The moonlit marathon saw women, running, jogging and walking around the capital in the evening and night time hours, all with a story to tell about themselves, family or friends who had suffered breast cancer.
Among them were friends Sharon Clark, from Steetley and Claire Annals, from Worksop, who were taking part in the event for the first time.
Claire had seen the event last year and wanted to set herself a challenge and Sharon joined her to give much needed support and encouragement.
“We are not athletic in the slightest but we’ve been training since January – walking a total of 166 miles in and around Worksop – and completing this marathon was a massive challenge for us and it turned out to be a very emotional 12 hours, which is how long it took us,” said Sharon.
“When I saw the work that the charity was doing – such as providing cooling caps in treatment centres so that patients have less risk of losing their hair due to treatment – I knew that this was something I wanted to do,” added Claire.
“It was tough – the training and the actual event – and I wanted to give up every step of the way.”

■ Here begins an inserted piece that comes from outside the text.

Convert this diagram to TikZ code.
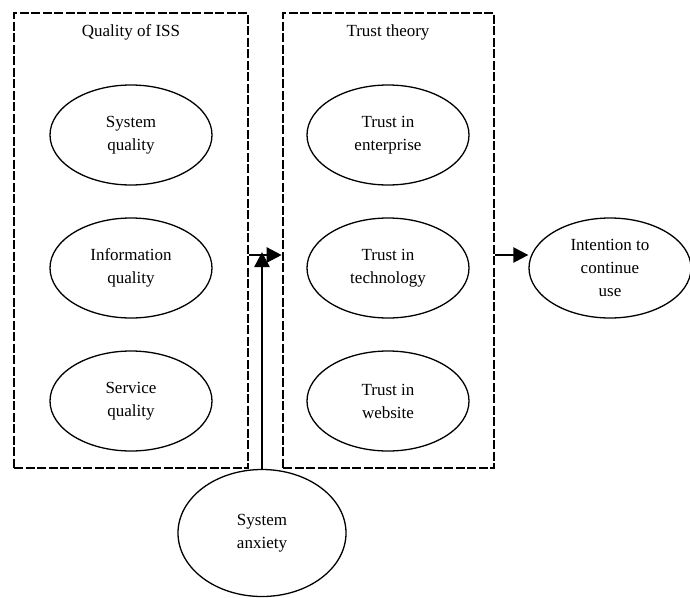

“But the support of our families and friends, who were even sending messages of support at 3am on the night, got us through.”

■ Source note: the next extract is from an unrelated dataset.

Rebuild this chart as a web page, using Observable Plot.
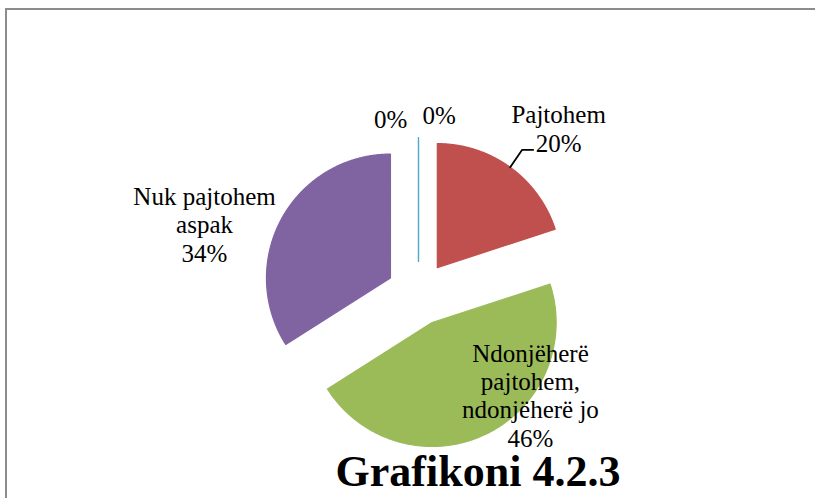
<!DOCTYPE html>
<html>
<head>
<meta charset="utf-8">
<script src="https://cdn.jsdelivr.net/npm/d3@7"></script>
<script src="https://cdn.jsdelivr.net/npm/@observablehq/plot@0.6"></script>
<style>
  html, body { margin: 0; padding: 0; background: #fff; }
  #wrap { position: relative; width: 817px; height: 498px; overflow: hidden; background: #fff; }
  #frame { position: absolute; left: 5px; top: 8px; width: 810px; height: 600px;
           border-top: 2px solid #8c8c8c; border-left: 2px solid #8c8c8c; box-sizing: border-box; }
  #chart { position: absolute; left: 0; top: 0; }
  #chart svg, #chart text { font-family: "Liberation Serif", "Times New Roman", serif !important; }
  #title { position: absolute; left: 0; width: 956px; top: 450px; text-align: center;
           font: bold 44px/44px "Liberation Serif", "Times New Roman", serif; color: #000; }
</style>
</head>
<body>
<div id="wrap">
  <div id="frame"></div>
  <div id="chart"></div>
  <div id="title">Grafikoni 4.2.3</div>
</div>
<script>
// ---- data ----
const categories = ["", "Pajtohem", "Ndonjëherë pajtohem, ndonjëherë jo", "Nuk pajtohem aspak", ""];
const labelLines = ["", "Pajtohem", "Ndonjëherë\npajtohem,\nndonjëherë jo", "Nuk pajtohem\naspak", ""];
const values = [0, 20, 46, 34, 0];
const colors = ["#4F81BD", "#C0504D", "#9BBB59", "#8064A2", "#4BACC6"];

// ---- layout ----
const W = 817, H = 498;
const cx = 418, cy = 293, R = 124, explodePx = 32;
const ex = explodePx / R;
// label placement (degrees clockwise from 12 o'clock, radius in pie radii, from pie centre)
const labelPlacement = [
  {angle: 6.6, radius: 1.448},
  {angle: 40.3, radius: 1.747},
  {angle: 132.2, radius: 1.219},
  {angle: 287.95, radius: 1.814},
  {angle: 350.9, radius: 1.424}
];

const total = d3.sum(values);
const arcs = d3.pie().sort(null).startAngle(0).endAngle(2 * Math.PI)(values);

const slicePts = [];
arcs.forEach((a, i) => {
  const mid = (a.startAngle + a.endAngle) / 2;
  const ax = ex * Math.sin(mid), ay = ex * Math.cos(mid);
  slicePts.push({i, x: ax, y: ay});
  const n = Math.max(1, Math.ceil((a.endAngle - a.startAngle) / 0.005));
  for (let k = 0; k <= n; k++) {
    const t = a.startAngle + (a.endAngle - a.startAngle) * k / n;
    slicePts.push({i, x: ax + Math.sin(t), y: ay + Math.cos(t)});
  }
});

const labels = arcs.map((a, i) => {
  const p = labelPlacement[i];
  const t = p.angle * Math.PI / 180;
  const pct = Math.round(values[i] / total * 100) + "%";
  return {
    i,
    x: p.radius * Math.sin(t),
    y: p.radius * Math.cos(t),
    text: labelLines[i] ? labelLines[i] + "\n" + pct : pct
  };
});

// leader line for "Pajtohem"
const la = arcs[1];
const lmid = (la.startAngle + la.endAngle) / 2;
const lx0 = (ex + 1) * Math.sin(lmid), ly0 = (ex + 1) * Math.cos(lmid);
const leader = [
  {x: lx0, y: ly0},
  {x: lx0 + 12 / R, y: ly0 + 17.5 / R},
  {x: lx0 + 23 / R, y: ly0 + 17.5 / R}
];

const chart = Plot.plot({
  width: W,
  height: H,
  margin: 0,
  x: {domain: [-cx / R, (W - cx) / R], axis: null},
  y: {domain: [-(H - cy) / R, cy / R], axis: null},
  color: {type: "ordinal", domain: d3.range(values.length), range: colors},
  style: {background: "transparent", overflow: "visible", fontFamily: "'Liberation Serif', 'Times New Roman', serif"},
  marks: [
    Plot.line(slicePts, {x: "x", y: "y", z: "i", fill: "i", stroke: "i", strokeWidth: 1.2, curve: "linear-closed"}),
    Plot.line(leader, {x: "x", y: "y", stroke: "#000", strokeWidth: 1.8}),
    Plot.text(labels, {
      x: "x", y: "y", text: "text",
      fontSize: 25, lineHeight: 1.133,
      fill: "#000", textAnchor: "middle"
    })
  ]
});
document.getElementById("chart").appendChild(chart);
</script>
</body>
</html>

“Our husbands have also been brilliant and I wouldn’t have completed it without Sharon.”
Claire and Sharon’s joint fund-raising currently totals £1099.30 and people can still donate to their cause online at www.moonwalklondon2014.everydayhero.com/uk/sharon-38 or www.moonwalklondon2014.everydayhero.com/uk/claire-annals-2014-moonwalk-challenge
Also among the walkers were Maria Batty and Delia Higgins, both from Worksop, who were walking as part of a group called the Footmark Fillies from the Footmark Fitness athletics club in Doncaster.
Delia has recently been diagnosed with breast cancer and the group decided to take part in the event to help support her and the fight against the disease.
And they hope to have raised more than £10,000 between them as a result.
“The walk itself was much harder than everyone expected including the organiser, as it was cold, very windy and wet,” said Maria.
“It started later than expected and all in all we agreed that it was very challenging.”
“But we just had to think of the money we had been sponsored for and that helped us get through it.”